According to investigators, the 300m Singapore-flagged vessel suffered two blackouts shortly before impact. Federal prosecutors allege the first outage was likely caused by a loose wire in a high-voltage switchboard, while the second stemmed from the use of a “flushing pump” configured to supply fuel to two of the ship’s generators.

Authorities said the flushing pump was not designed to restart automatically after a blackout. Prosecutors argue that if approved fuel supply pumps had been used instead, the ship could have regained power and avoided hitting the bridge.

The National Transportation Safety Board had previously linked the flushing pump arrangement to the second power failure and described its use as inappropriate. Investigators also found that the Dali had experienced two electrical blackouts before leaving port.

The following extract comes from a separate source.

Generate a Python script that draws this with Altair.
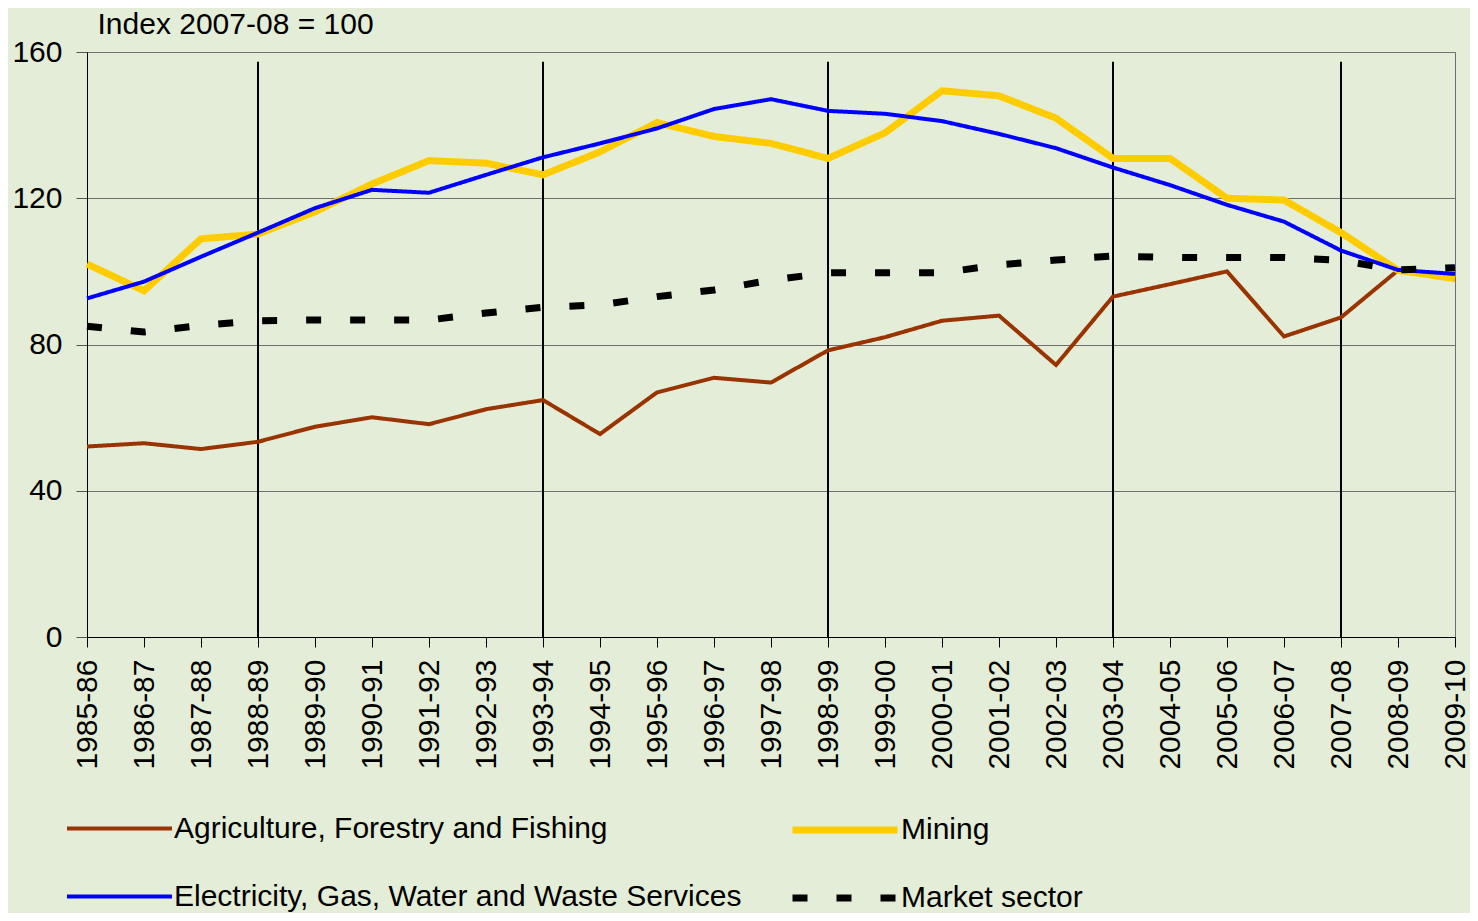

The indictment alleges that Synergy employees knew about the flushing pump configuration and attempted to conceal it from investigators by removing references from documents and providing inaccurate statements to the NTSB. Prosecutors also accused the company of falsifying safety inspection records.

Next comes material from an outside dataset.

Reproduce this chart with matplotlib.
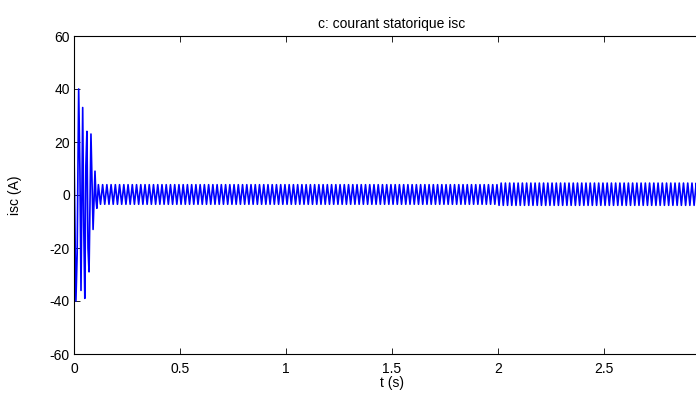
import numpy as np
from matplotlib import pyplot as plt

plt.rcParams['font.family'] = ['Liberation Sans', 'DejaVu Sans']
plt.rcParams['axes.unicode_minus'] = False

# startup transient: extremes (t in s, isc in A)
start_t = [0.0, 0.009, 0.015, 0.022, 0.028, 0.033, 0.041, 0.046, 0.051,
           0.056, 0.061, 0.066, 0.071, 0.080, 0.090, 0.099, 0.104, 0.108]
start_i = [17, -40, -22, 40, 9, -36, 33, -12, -39,
           11, 24, -20, -29, 23, -13, 9, -2, -5]

# steady state after startup: 50 Hz, peak values per segment
f_supply = 50.0
seg_edges = [0.11, 2.0, 3.0]
seg_high = [3.9, 4.5]
seg_low = [-3.5, -3.9]


def build_signal():
    t = list(start_t)
    y = list(start_i)
    half = 0.5 / f_supply
    tk = seg_edges[0] + half / 2
    k = 0
    while tk <= seg_edges[-1]:
        s = 0 if tk < seg_edges[1] else 1
        t.append(tk)
        y.append(seg_high[s] if k % 2 == 0 else seg_low[s])
        tk += half
        k += 1
    return np.array(t), np.array(y)


t, isc = build_signal()

fig = plt.figure(figsize=(6.96, 3.98), dpi=100)
ax = fig.add_axes([74 / 696, 44 / 398, 636 / 696, 318 / 398])
ax.plot(t, isc, color='#0000ff', lw=1.2)

ax.set_xlim(0, 3)
ax.set_ylim(-60, 60)
# the 3 s tick lies past the right edge of the picture
ax.set_xticks(np.arange(0, 2.51, 0.5))
ax.set_xticklabels(['0', '0.5', '1', '1.5', '2', '2.5'])
ax.set_yticks(np.arange(-60, 61, 20))
ax.tick_params(direction='in', top=True, right=True, length=4,
               width=0.6, labelsize=10)
ax.tick_params(axis='x', pad=5.5)
ax.tick_params(axis='y', pad=3)
for sp in ax.spines.values():
    sp.set_linewidth(0.8)

ax.set_title("c: courant statorique isc", fontsize=10, pad=6)
ax.set_xlabel("t (s)", fontsize=10, labelpad=0)
ax.set_ylabel("isc (A)", fontsize=10, labelpad=20)

fig.savefig("out.png", dpi=100)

“The indictment reveals a pattern of deception and egregious violations that led to the unsafe operation of the Dali, which recklessly endangered the public and resulted in the ship striking the bridge,” said Special Agent in Charge Jimmy Paul, of the FBI Baltimore Field Office, in a statement.

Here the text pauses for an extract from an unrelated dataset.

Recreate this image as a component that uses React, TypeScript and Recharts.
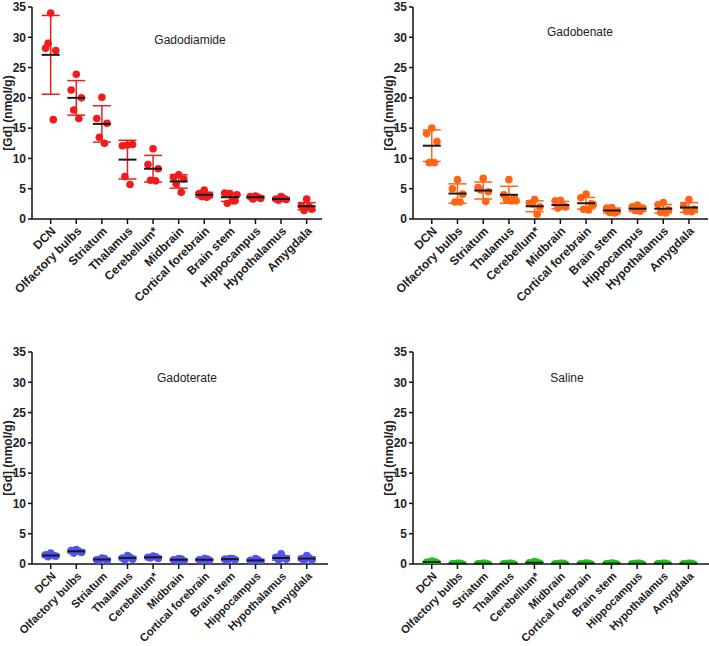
import { ScatterChart, Scatter, XAxis, YAxis, ErrorBar } from 'recharts';

const regions = [
  'DCN', 'Olfactory bulbs', 'Striatum', 'Thalamus', 'Cerebellum*', 'Midbrain',
  'Cortical forebrain', 'Brain stem', 'Hippocampus', 'Hypothalamus', 'Amygdala',
];
const yTicks = [0, 5, 10, 15, 20, 25, 30, 35];

// individual animals per region
const gadodiamidePoints = [
  [34, 28.2, 27.8, 29, 16.4], [23.9, 21.3, 20, 18, 16.6], [20.1, 16.6, 15.8, 13.5, 12.5],
  [12.2, 12.1, 12.3, 7.0, 5.7], [11.6, 9.0, 8.3, 6.4, 6.3], [7.3, 6.9, 6.6, 5.8, 4.4],
  [4.8, 4.2, 3.9, 3.7, 3.6], [4.2, 4.3, 3.0, 2.6, 3.0, 4.0], [3.8, 3.7, 3.4, 3.3, 3.6],
  [3.7, 3.3, 3.2, 3.1, 3.4], [3.3, 2.2, 1.6, 1.4, 2.0],
];
const gadodiamideMean = [27.1, 20, 15.7, 9.8, 8.3, 6.2, 4.0, 3.6, 3.6, 3.3, 2.1];
const gadodiamideSd = [6.5, 2.85, 3.0, 3.2, 2.2, 1.1, 0.4, 0.7, 0.2, 0.2, 0.6];

const gadobenatePoints = [
  [15.0, 14.1, 12.8, 9.3, 9.3], [6.5, 5.0, 4.1, 2.8, 2.8], [6.7, 5.2, 4.5, 4.8, 2.9],
  [6.5, 4.0, 3.5, 3.2, 3.0, 3.0], [3.2, 2.6, 2.0, 2.5, 0.8], [3.1, 3.0, 2.0, 1.8, 2.2],
  [4.1, 3.5, 2.5, 1.6, 1.5, 2.4], [1.9, 1.8, 1.2, 1.1, 1.0], [2.3, 2.0, 1.8, 1.4, 1.3],
  [2.7, 2.4, 1.5, 1.1, 1.0], [3.2, 2.2, 1.6, 1.3, 1.2],
];
const gadobenateMean = [12.1, 4.2, 4.7, 4.0, 2.1, 2.3, 2.6, 1.4, 1.7, 1.7, 1.9];
const gadobenateSd = [2.6, 1.6, 1.4, 1.4, 0.9, 0.6, 0.95, 0.4, 0.4, 0.7, 0.8];

const gadoteratePoints = [
  [1.8, 1.5, 1.3, 1.2, 1.4], [2.4, 2.2, 1.9, 1.8, 2.1], [1.0, 0.7, 0.5, 0.6, 0.9],
  [1.4, 1.0, 0.8, 0.7, 1.1], [1.3, 1.1, 0.9, 1.0, 1.2], [0.9, 0.7, 0.5, 0.6, 0.8],
  [0.9, 0.7, 0.6, 0.5, 0.8], [0.9, 0.8, 0.7, 0.6, 0.9], [0.9, 0.6, 0.3, 0.4, 0.7],
  [1.7, 1.1, 0.8, 0.7, 1.0], [1.4, 0.9, 0.7, 0.6, 1.0],
];
const gadoterateMean = [1.4, 2.1, 0.75, 1.0, 1.1, 0.7, 0.7, 0.8, 0.6, 1.0, 0.9];
const gadoterateSd = [0.25, 0.25, 0.2, 0.25, 0.15, 0.15, 0.15, 0.12, 0.2, 0.35, 0.3];

const salinePoints = [
  [0.5, 0.3, 0.2, 0.3, 0.4], [0.1, 0.05, 0.0, 0.05, 0.1], [0.1, 0.05, 0.0, 0.05, 0.1],
  [0.1, 0.05, 0.0, 0.05, 0.1], [0.4, 0.2, 0.1, 0.2, 0.3], [0.1, 0.05, 0.0, 0.05, 0.1],
  [0.15, 0.05, 0.0, 0.05, 0.1], [0.15, 0.05, 0.0, 0.05, 0.1], [0.1, 0.05, 0.0, 0.05, 0.1],
  [0.1, 0.05, 0.0, 0.05, 0.1], [0.1, 0.05, 0.0, 0.05, 0.1],
];
const salineMean = [0.3, 0.05, 0.05, 0.05, 0.2, 0.05, 0.07, 0.07, 0.05, 0.05, 0.05];
const salineSd = [0.1, 0.04, 0.04, 0.04, 0.1, 0.04, 0.05, 0.05, 0.04, 0.04, 0.04];

const FONT = '"Liberation Sans", Arial, sans-serif';
// horizontal spread of dots inside a column (in category units)
const spread = [0, -0.2, 0.2, -0.1, 0.1, 0.28];

const CategoryTick = ({ x, y, payload, size }: any) => {
  const label = regions[payload.value];
  if (label === undefined) return null;
  const tx = x + 3;
  const ty = y + 3;
  return (
    <text x={tx} y={ty} dy={4} textAnchor="end" transform={`rotate(-45, ${tx}, ${ty})`}
      fontFamily={FONT} fontSize={size} fontWeight="bold" fill="#222">
      {label}
    </text>
  );
};

const MeanLine = ({ cx, cy }: any) => (
  <line x1={cx - 9} x2={cx + 9} y1={cy} y2={cy} stroke="#1a1a1a" strokeWidth={2} />
);

interface PanelProps {
  left: number;
  top: number;
  width: number;
  height: number;
  xMax: number;
  labelSize: number;
  points: number[][];
  means: number[];
  sds: number[];
  color: string;
  title: string;
  titleX: number;
  titleY: number;
}

function Panel({ left, top, width, height, xMax, labelSize, points, means, sds, color, title, titleX, titleY }: PanelProps) {
  const dots = points.flatMap((vals, i) => vals.map((v, j) => ({ x: i + spread[j % spread.length], y: v })));
  const summary = means.map((m, i) => ({ x: i, y: m, err: sds[i] }));

  return (
    <div style={{ position: 'absolute', left, top, width, height }}>
      <ScatterChart width={width} height={height} margin={{ top: 7, right: 0, bottom: 0, left: 0 }}>
        <XAxis
          type="number"
          dataKey="x"
          domain={[-0.73, xMax]}
          ticks={regions.map((_, i) => i)}
          interval={0}
          tick={<CategoryTick size={labelSize} />}
          tickSize={5}
          height={height - 7 - 212}
          axisLine={{ stroke: '#111', strokeWidth: 1.5 }}
          tickLine={{ stroke: '#111', strokeWidth: 1.5 }}
          allowDataOverflow
        />
        <YAxis
          type="number"
          dataKey="y"
          domain={[0, 35]}
          ticks={yTicks}
          interval={0}
          width={32}
          tickSize={4}
          tickMargin={2}
          tick={{ fontFamily: FONT, fontSize: 12, fontWeight: 'bold', fill: '#222' }}
          axisLine={{ stroke: '#111', strokeWidth: 1.5 }}
          tickLine={{ stroke: '#111', strokeWidth: 1.5 }}
          allowDataOverflow
          label={{
            value: '[Gd] (nmol/g)',
            content: ({ viewBox }: any) => {
              const cx = viewBox.x + viewBox.width - 24;
              const cy = viewBox.y + viewBox.height / 2;
              return (
                <text x={cx} y={cy} transform={`rotate(-90, ${cx}, ${cy})`} textAnchor="middle"
                  dominantBaseline="central" fontFamily={FONT} fontSize={12} fontWeight="bold" fill="#222">
                  [Gd] (nmol/g)
                </text>
              );
            },
          }}
        />
        <Scatter data={dots} fill={color} shape={(p: any) => <circle cx={p.cx} cy={p.cy} r={3.8} fill={color} />}
          isAnimationActive={false} />
        <Scatter data={summary} fill="#1a1a1a" shape={<MeanLine />} isAnimationActive={false}>
          <ErrorBar dataKey="err" direction="y" width={9} stroke={color} strokeWidth={1.5} />
        </Scatter>
      </ScatterChart>
      <div style={{
        position: 'absolute', left: titleX - left, top: titleY - top, transform: 'translate(-50%, -50%)',
        fontFamily: FONT, fontSize: 12, color: '#222', whiteSpace: 'nowrap',
      }}>
        {title}
      </div>
    </div>
  );
}

export default function App() {
  return (
    <div style={{ position: 'absolute', left: 0, top: 0, width: 709, height: 646, background: '#fff' }}>
      <Panel left={0} top={0} width={322} height={318} xMax={10.6} labelSize={12} points={gadodiamidePoints}
        means={gadodiamideMean} sds={gadodiamideSd} color="#f01c1c" title="Gadodiamide" titleX={190} titleY={40} />
      <Panel left={381} top={0} width={327} height={318} xMax={10.74} labelSize={12} points={gadobenatePoints}
        means={gadobenateMean} sds={gadobenateSd} color="#ff6414" title="Gadobenate" titleX={580} titleY={32} />
      <Panel left={0} top={345} width={328} height={300} xMax={10.83} labelSize={11.2} points={gadoteratePoints}
        means={gadoterateMean} sds={gadoterateSd} color="#5252f5" title="Gadoterate" titleX={187} titleY={378} />
      <Panel left={381} top={345} width={328} height={300} xMax={10.8} labelSize={11.2} points={salinePoints}
        means={salineMean} sds={salineSd} color="#18c818" title="Saline" titleX={567} titleY={378} />
    </div>
  );
}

The Justice Department had previously alleged that the Dali left port with an inadequately prepared crew aboard a vessel that was not seaworthy. During a press conference announcing the charges, prosecutors also referred to “reckless cost-cutting” tied to the ship’s operation.

Synergy denied wrongdoing and said it would contest the allegations.

“DOJ is criminalising a tragic accident,” the company said in a statement to the BBC. “The allegations in the indictment are baseless and have nothing to do with the Dali‘s allision with the Francis Scott Key Bridge.”

The term “allision” refers in maritime law to a moving vessel striking a stationary object.

Separate civil litigation remains ongoing. Families of the victims, local businesses, cargo owners and government agencies have sued Synergy Marine and the ship’s owner, Grace Ocean Private Limited. The companies previously sought to cap their liability at roughly $43.6m, though they have already agreed to settlements well above that figure.

Maryland announced a settlement in principle earlier this year with Synergy Marine and Grace Ocean relating to claims over the bridge collapse, environmental damage and economic losses. Details have not been fully disclosed, although Maryland later said it had reached a $2.25bn settlement with Synergy Marine.

The companies have also paid more than $100m to settle federal civil claims and $350m to Maryland’s insurance carrier.

The collapse halted shipping through Baltimore’s harbour and disrupted commuter traffic, supply chains and businesses across the region. Maryland officials estimate rebuilding the bridge could cost between $4.3bn and $5.2bn, with the replacement span expected to open in 2030.

The original steel bridge opened in 1977 and stretched about 1.6 miles across the Patapsco River.